Handling Strings and Bytes in Python 3: Understanding Decoding Errors

Introduction

In transitioning from Python 2 to Python 3, one of the major changes is how strings and bytes are handled. This distinction can sometimes lead to errors, such as trying to decode a string that has already been decoded. In this tutorial, we will explore the concepts of encoding and decoding in Python 3, and how to handle common pitfalls like the 'str' object has no attribute 'decode' error.

Understanding Strings and Bytes

In Python 3, there is a clear distinction between str objects (which are sequences of Unicode characters) and bytes objects (which are sequences of bytes). This separation was introduced to make handling text data more robust and straightforward. Here’s how they differ:

Strings (str): Represent text data and are stored as Unicode by default.
Bytes: Represent binary data.

Encoding

Encoding is the process of converting a str into a bytes object. This is typically done when you need to write text to a file, send it over a network, or perform some operation that requires raw byte representation.

# Example: Encoding a string to bytes
original_string = 'Hello World'
encoded_bytes = original_string.encode('utf-8')

Decoding

Decoding is the opposite process—converting bytes back into a str. This is necessary when you receive or read data that was transmitted as raw bytes.

# Example: Decoding bytes to a string
decoded_string = encoded_bytes.decode('utf-8')

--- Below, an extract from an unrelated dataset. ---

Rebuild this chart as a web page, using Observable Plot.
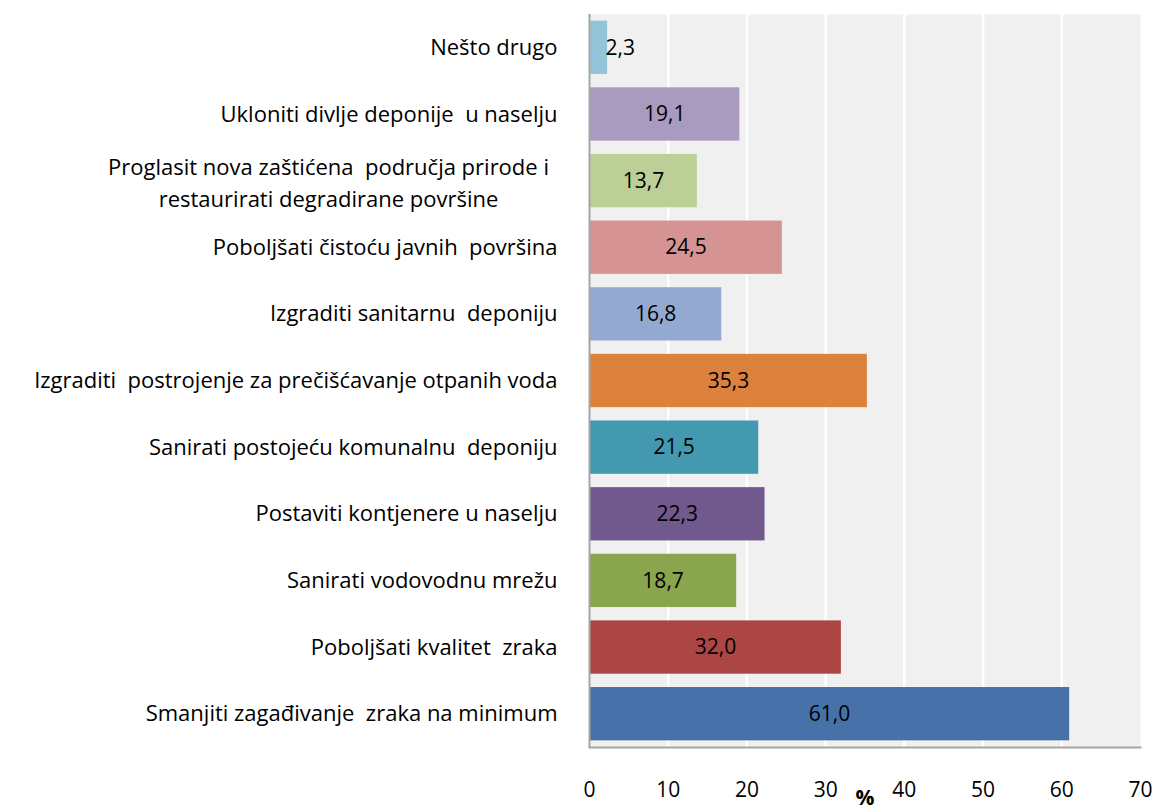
<!DOCTYPE html>
<html>
<head>
<meta charset="utf-8">
<script src="https://cdn.jsdelivr.net/npm/d3@7"></script>
<script src="https://cdn.jsdelivr.net/npm/@observablehq/plot@0.6"></script>
<style>
  body { margin: 0; background: #fff; }
  #chart svg { display: block; }
</style>
</head>
<body>
<div id="chart"></div>
<script>
const categories = [
  "Nešto drugo",
  "Ukloniti divlje deponije  u naselju",
  "Proglasit nova zaštićena  područja prirode i\nrestaurirati degradirane površine",
  "Poboljšati čistoću javnih  površina",
  "Izgraditi sanitarnu  deponiju",
  "Izgraditi  postrojenje za prečišćavanje otpanih voda",
  "Sanirati postojeću komunalnu  deponiju",
  "Postaviti kontjenere u naselju",
  "Sanirati vodovodnu mrežu",
  "Poboljšati kvalitet  zraka",
  "Smanjiti zagađivanje  zraka na minimum"
];
const values = [2.3, 19.1, 13.7, 24.5, 16.8, 35.3, 21.5, 22.3, 18.7, 32.0, 61.0];
const colors = ["#93c4d8", "#a99ac0", "#bbcf97", "#d59393", "#94a9d1", "#dc823d", "#4299b0", "#71598d", "#89a54e", "#ab4644", "#4672a9"];
const xTicks = [0, 10, 20, 30, 40, 50, 60, 70];
const xLabel = "%";

const data = categories.map((c, i) => ({category: c, value: values[i], color: colors[i]}));
const fmt = v => v.toFixed(1).replace(".", ",");
const FONT = "'Open Sans', 'Noto Sans', sans-serif";

const chart = Plot.plot({
  width: 1155,
  height: 812,
  marginLeft: 589,
  marginRight: 15,
  marginTop: 14,
  marginBottom: 65,
  style: {fontFamily: FONT, fontSize: "21px", color: "#000", background: "#fff"},
  x: {domain: [0, 70], ticks: xTicks},
  y: {domain: categories, paddingInner: 0.2, paddingOuter: 0.1, round: false},
  marks: [
    Plot.frame({fill: "#f0f0f0", stroke: null}),
    Plot.gridX(xTicks.filter(t => t > 0 && t < 70), {stroke: "#ffffff", strokeOpacity: 1, strokeWidth: 2.5}),
    Plot.barX(data, {y: "category", x: "value", fill: "color"}),
    Plot.ruleX([0], {stroke: "#a6a6a6", strokeWidth: 2}),
    Plot.frame({anchor: "bottom", stroke: "#a6a6a6", strokeWidth: 2}),
    Plot.text(data.filter(d => d.value >= 5), {
      y: "category", x: d => d.value / 2, text: d => fmt(d.value),
      fill: "#000", fontSize: 21, textAnchor: "middle"
    }),
    Plot.text(data.filter(d => d.value < 5), {
      y: "category", x: "value", text: d => fmt(d.value),
      fill: "#000", fontSize: 21, textAnchor: "start", dx: -2
    }),
    Plot.axisX({ticks: xTicks, tickSize: 0, tickPadding: 35, fontSize: 21, label: null, tickFormat: d => String(d)}),
    Plot.text([xLabel], {frameAnchor: "bottom", dy: 57, dx: 0, fontWeight: "bold", fontSize: 21, fill: "#000"}),
    Plot.axisY({
      tickSize: 0, tickPadding: 32, fontSize: 22, label: null, textAnchor: "end",
      tickFormat: d => d.includes("\n") ? "" : d
    }),
    Plot.text(data.filter(d => d.category.includes("\n")), {
      y: "category", text: "category", frameAnchor: "left", dx: -261,
      textAnchor: "middle", lineHeight: 1.42, fontSize: 22, fill: "#000"
    })
  ]
});
chart.querySelectorAll("text").forEach(t => t.setAttribute("xml:space", "preserve"));
document.getElementById("chart").appendChild(chart);
</script>
</body>
</html>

Common Mistake: Decoding Already Decoded Strings

One of the most common errors in Python 3 occurs when developers attempt to decode an object that is already a str. This results in an error because strings in Python 3 do not have a .decode() method.

Consider this scenario:

import imaplib

# Connect to an IMAP server and fetch email headers
conn = imaplib.IMAP4_SSL('imap.gmail.com')
conn.login('[email protected]', 'password')
conn.select()
conn.search(None, 'ALL')
data = conn.fetch('1', '(BODY[HEADER]')

# Error-prone attempt to decode a string
header_data = data[1][0][1].decode('utf-8')  # Raises AttributeError

In the code above, data[1][0][1] is already a str, so calling .decode('utf-8') on it leads to an error.

Correcting the Error

To correct this issue, simply remove the decoding step if you’re working with data that’s already in string format:

# Proper handling without unnecessary decoding
header_data = data[1][0][1]  # Already a decoded string

Additional Tips for Handling Email Data

When fetching email headers or bodies using libraries like imaplib, it’s crucial to understand whether the returned data is in bytes or strings:

IMAP4_SSL and similar functions often return data as byte strings. Check the documentation of the library you are using.
If the data needs to be manipulated as a string, decode it only if necessary:

# Example: Decoding email data from bytes to string
raw_data = conn.fetch('1', '(BODY[TEXT]')[1][0][1]
decoded_data = raw_data.decode('utf-8')  # Decode if needed

Best Practices

Understand the Data Type: Always check whether you are dealing with a str or bytes. This will inform your decision to encode or decode.
Avoid Redundant Decoding: Don’t attempt to decode data that is already in string format; this leads to errors and inefficiencies.
Consistent Encoding/Decoding: Ensure that any encoding and decoding are done consistently using the same character set, usually 'utf-8'.

Conclusion

Understanding how Python 3 handles strings and bytes is crucial for avoiding common pitfalls like trying to decode a string that has already been decoded. By distinguishing between str and bytes, developers can handle text data more effectively and avoid errors such as AttributeError: 'str' object has no attribute 'decode'. Always ensure you understand the format of the data you are working with and apply encoding or decoding only when necessary.